There’s so much fatalism in the way that the Dhamma is taught in the West—saying that you simply have to accept whatever comes up. Part of this may be traced back to the commentaries when they talk about dependent co-arising as having to span three lifetimes. Your ignorance in this lifetime will then cause birth in another lifetime, and then the craving and clinging in that lifetime will cause another birth in a third lifetime, at which point you experience the suffering coming from the ignorance two lifetimes ago, but that’s crazy. The ignorance in one lifetime gives its fruit two lifetimes later? Or if you have craving in this lifetime, what, you wait for the suffering to happen in the next lifetime? That’s not how the Buddha taught causality.

It’s all happening right now. Causality has enough of a pattern so that you can understand it and work can with it. The potentials for the present may come from past kamma, but because these potentials don’t get actualized until you contribute your present-moment karma—what you intend in the present moment, what you fabricate in the present moment—that gives you some freedom in how you’re choose to fashion things. Whether you’re going to choose to fashion a path or not a path, whether you’re going to use the perceptions that make you hold on to the path, or the perceptions that allow you to let go of the path when the time comes: It’s because all this is actualized right here, right now, through our intentions right now—that’s why we can get free.

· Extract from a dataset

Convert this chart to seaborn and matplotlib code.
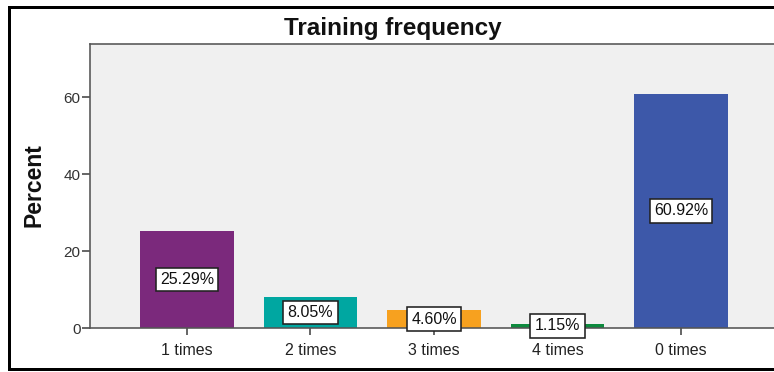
import matplotlib
matplotlib.use("Agg")
import matplotlib.pyplot as plt
from matplotlib.patches import Rectangle
import seaborn as sns
import pandas as pd

# Chart data
categories = ["1 times", "2 times", "3 times", "4 times", "0 times"]
percent = [25.29, 8.05, 4.60, 1.15, 60.92]
bar_colors = ["#7B297C", "#00A7A1", "#F7A11F", "#0D8A3E", "#3D58A9"]
y_ticks = [0, 20, 40, 60]

sns.set_theme(style="white")
plt.rcParams["font.family"] = ["Liberation Sans", "DejaVu Sans"]

W, H, DPI = 774, 372, 100
fig = plt.figure(figsize=(W / DPI, H / DPI), dpi=DPI)
fig.patch.set_facecolor("white")
fig.patch.set_linewidth(0)

px = 72.0 / DPI  # points per pixel

# plot area in pixel coordinates (right edge runs past the canvas)
left, right, top, bottom = 90, 778, 44, 328
ax = fig.add_axes([left / W, (H - bottom) / H, (right - left) / W, (bottom - top) / H])
ax.set_facecolor("#F0F0F0")

df = pd.DataFrame({"category": categories, "percent": percent})
sns.barplot(data=df, x="category", y="percent", hue="category",
            palette=bar_colors, order=categories, width=0.76,
            saturation=1, legend=False, ax=ax, edgecolor="none")

ax.set_xlim(-0.785, len(categories) - 1 + 0.785)
ax.set_ylim(0, 73.8)
ax.set_yticks(y_ticks)
ax.set_yticklabels([str(t) for t in y_ticks])

for side in ["left", "top", "bottom"]:
    ax.spines[side].set_color("#555555")
    ax.spines[side].set_linewidth(1.6 * px)
ax.spines["right"].set_visible(False)

ax.tick_params(axis="y", direction="out", length=8 * px, width=1.6 * px,
               color="#444444", labelsize=11, labelcolor="#333333", pad=1, left=True)
ax.tick_params(axis="x", direction="out", length=7 * px, width=1.6 * px,
               color="#444444", labelsize=11.5, labelcolor="#222222", pad=6, bottom=True)

ax.set_xlabel("")
ax.set_ylabel("")

# value labels in boxes at half bar height
for i, v in enumerate(percent):
    ax.text(i, v / 2, f"{v:.2f}%", ha="center", va="center", fontsize=11.5,
            color="#111111",
            bbox=dict(boxstyle="square,pad=0.27", facecolor="white",
                      edgecolor="#222222", linewidth=1.6 * px))

fig.text(393 / W, 1 - 28 / H, "Training frequency", ha="center", va="center",
         fontsize=17.5, fontweight="bold", color="#111111")
fig.text(34 / W, 1 - 185 / H, "Percent", ha="center", va="center",
         rotation=90, fontsize=16.5, fontweight="bold", color="#111111")


def bar_px(x0, y0, x1, y1):
    """Solid black strip given in pixel coordinates (y measured from the top)."""
    fig.add_artist(Rectangle((x0 / W, 1 - y1 / H), (x1 - x0) / W, (y1 - y0) / H,
                             transform=fig.transFigure, facecolor="black",
                             edgecolor="none", linewidth=0))


# outer frame: top, left and bottom edges (right edge lies off the canvas)
bar_px(8, 5.5, W, 8.5)
bar_px(8, 5.5, 11, 371)
bar_px(8, 368, W, 371)

fig.savefig("out.png", dpi=DPI, facecolor="white")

So the past does have its influences. If it didn’t have any influences at all, the path wouldn’t be possible, either. The fact that it does have its influences allows you to learn how to build on the skillful ones, or convert the less skillful ones into something more skillful. It’s like being a good cook. You may not have control over the produce coming into your kitchen, but you can learn the skills to make good food from whatever there is.

So always keep that possibility in mind. This is a skill that we master, and mastering a skill requires some freedom of choice. You always have the possibility of choosing the most skillful course of action. Your mind can make a difference because it can change. There’s that passage where the Buddha says that the thing that’s quickest to reverse itself is the mind. That fact can be negative if you’re already on the positive path and you suddenly switch direction, going back to a negative one, but if you find yourself on a negative path, you have every right to switch around and go back to the positive path.

We have a strange tendency that, when we’re thinking unskillful thoughts, we feel that we’re committed to them, and that we have to see them through, but we’re not so committed to the path. See your commitment the other way around. If unskillful things come into the mind, and you find yourself following them, you can stop at any time. The simple decision to stop is meritorious right there. But when you’re on a skillful path, have a sense of commitment. You’ve been working so hard throughout these many lifetimes to get onto this path, so don’t throw that good karma away.

So we do have choices, and the choices do make a difference—which is why the four noble truths are possible, why all the Buddha’s teachings are possible. It’s why he taught. So always hold those possibilities in mind.